What do you need to know about face lift’s recovery / vertical face and neck lift?
There is never a perfect time to have surgery especially when it is elective cosmetic surgery. And if it is on your face, like a facelift, eyelid surgery or any kind of facial rejuvenation, it’s an even harder decision because it is more difficult to hide.
Once the decision to have a face lift is made, it is important to plan the pre-operative period but especially important to plan the post -operative one.
“The less you do, the more natural you are going to look, Right”? Wrong! This myth couldn’t be further from the truth. In my opinion, all the signs of the aging face need to be addressed at the same time otherwise the area left untreated would stick out like a sore thumb. So the key is not necessarily to do less but, instead, to offer a comprehensive approach to facial rejuvenation and, at the same time, keep the recovery time at an acceptable level.
With today’s busy schedules, the procedures need to be geared to guarantee a shorter recuperation time without compromising the final outcome. I have tailored the face lift to minimize the recovery time.

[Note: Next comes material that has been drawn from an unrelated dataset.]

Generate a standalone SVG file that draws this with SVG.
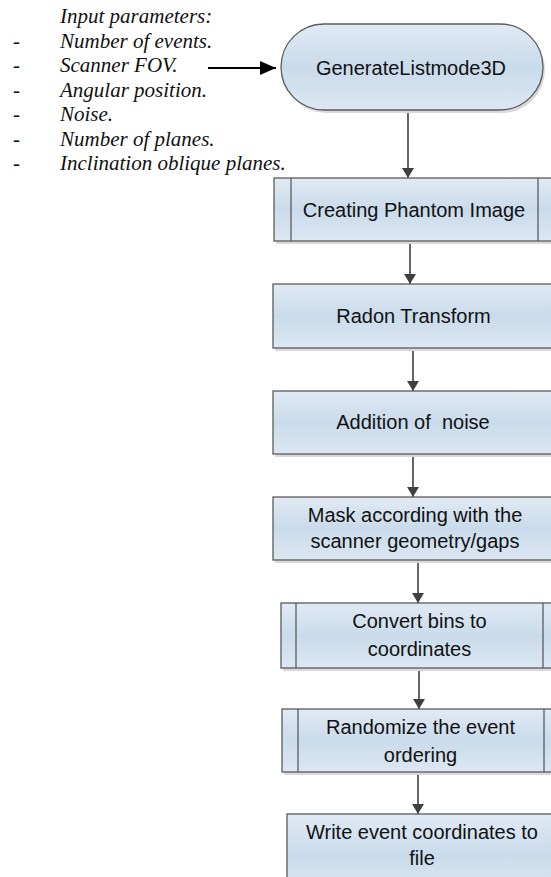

The recovery time begins in surgery when decisions are made to minimize the swelling and bruising by using an electric knife instead of the traditional instruments so it can be assure that the bleeding will be kept at a negligible amount. In addition, the tissues are treated very delicately to improve the healing, and extreme measurements are taken so the blood pressure and pulse are kept too normal so they would not trigger any post-operative hematomas. Detailed information on the intra-operative strategy are discussed in a separate page.
The post-operative period begins once the dressing has been put in place and the patient is transferred to the recovery room.
The key to a successful immediate post-operative period is to monitor the patient closely but, at the same time, to make sure that the patient is comfortable and relatively free of pain. Once the anesthesiologist and I make the decision that the patient is stable enough to be transferred, arrangements are made to move the patient to a post-operative facility where the patient can spend the night with adequate monitoring.
Information about the various aftercare facilities is available at the office to help patients make the right decision.
In the first post-operative night, monitoring of the blood pressure, pulse and the rest of the patient’s vital signs is critical. Any spike in blood pressure could cause excessive bleeding. It is also essential that the patient is comfortable. Any excessive pain should be treated with the appropriate medications. The nurses are specially trained to monitor face lift patients and they are aware of what to look for.
The next day I always see the patient personally in my office to make sure they are doing well. It is part of a very personalized approach that I offer to each and every patient. I spend about 30 minutes or more with the patient and her/his family to explain how the surgery went and give instructions for the next 24 hours. I find that it is better not to overwhelm the patient with too much information all at once so I prefer to explain day by day what is going to happen and what they are allowed to do.
Depending how the patient is doing, I may decide to discharge the patient home or to keep her another day in the facility.
The second day is a crucial day: the tiny drains are removed and the patient is allowed, with caution and the help of a trained nurse, to take a shower and wash her hair.
After that, leaving the dressing on is optional. The patient goes home and is instructed to call in the next few days to check in. I’m available 24/7 to answer any questions.
A week later, the patient comes in for a post-operative appointment. I remove the first few sutures myself and instruct the patient further on what to do.
I’m usually very impressed at how little swelling and bruising is present and how active the patient already is.
Between 10 days and 2 weeks I remove the rest of the sutures and the patient is encouraged to resume light exercise. The patient usually can also put some make up and in general, despite some residual swelling, is presentable enough to go out in public.
I always say that it takes approximately one week to be functional, 2 weeks to be presentable and one month after surgery to be able to go to a major event without everyone knowing you’ve had a facelift.
Of course, no matter how much time has passed, you can always look like you had a face lift: it is just a matter of selecting the right surgeon!
As time passes, the results will continue to improve and look more natural.
A question I’m usually asked is: “How long does a face lift last?” That depends on the technique used but I tell my patients that, no matter how long it lasts, they are always going to look 10 -15 years younger and they are going to maintain that gap in age forever.